FANNIE AND FREDDIE RESCUE
MLP IMPACT?
Rare Saturday morning post for me but i'm working radio for the tropical storm and i have some down time. After the close yesterday news began to get out about the treasury putting the finishing touches on a rescue of Fannie and Freddie. The WSJ story is here and more details here from the Washington Post. The San Francisco Chronicle story says the equity of the common and preferred will be pretty much wiped out. The journal originally indicated a wipe out of the common; no mention of the preferred. The piece now has been re-written to say its not a complete wipeout for the common. We'll know when final details emerge. The spiders which is a tradeable proxy for the S&P traded up nearly 2 points after the close which translate to a 20 point S&P surge at the open on Monday. So clearly the market sensed something was coming late Friday which rescued us from a close below 11k on the dow and of course a complete breakdown of MLPS.
Which now takes us to potential impact. This developement has to be a positive for MLPS as a group. Why you may ask? The credit market seizure has prevented many businesses from going to the well for much needed money unless they are willing to pay up. Many MLPS have issued equity at lower and lower prices like Teppco this week which priced an offering at 29. Teppco has seen this price in years. IF the market percieves that the rescue takes pressure off the credit markets and takes the pressure off the banks and get them to start lending again we could see a substantial rally from here. Its a big IF of course but certainly one considering. For those of you who like tech anal-isis and candlestics, dogi hammer formations were all over the place yesterday which indicates a change of trend. MLPS close well off their lows as they couldn't overcome the second headwind of falling crude prices...but you got to start somewhere.

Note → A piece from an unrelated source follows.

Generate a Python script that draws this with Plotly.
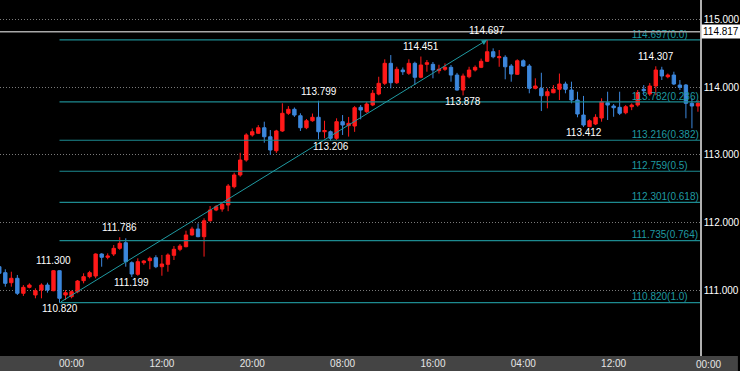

Also Hurricane Ike APPEARS to be headed into the Gulf Of Mexico early next week and that could mean a price driver if its headed for the rigs. So Monday morning will bring some excitement and hopefully some much needed relief.
2 comments:
Excellent post, Joe!
The credit contraction - which is a natural response to individual and government excesses - has produced a sea-change in equities valuations across a broad spectrum of sectors including, of course our beloved MLPs. But a healthy dose of liquidity requirements from a few large MLP stakeholders, MLP's own need to dip into the capital markets to finance growth, a pervasive misunderstanding of the sector by investors at large, and an enormous amount of fear and loathing by yield-seekers who have been badly burned by the descent in "safe" investments, has created mouthwatering, iconic market inefficiency.
When the worm turns, and it will turn, the bitching on this blog from our "anonymous" friends will morph from 'poor-me-I-lost-money' to 'poor-me-why-didn't-I-load-up-at-those-price/yield-levels.'
That's what makes it a horse race.
Mlpsrgood4u,
Exactly!!!
No one can say when the recovery will occur (personally, I am not so sure the ultimate lows are still not ahead of us), but recovery will happen and the hysterical anonymous posters will spend years regretting not being buyers during this bear market.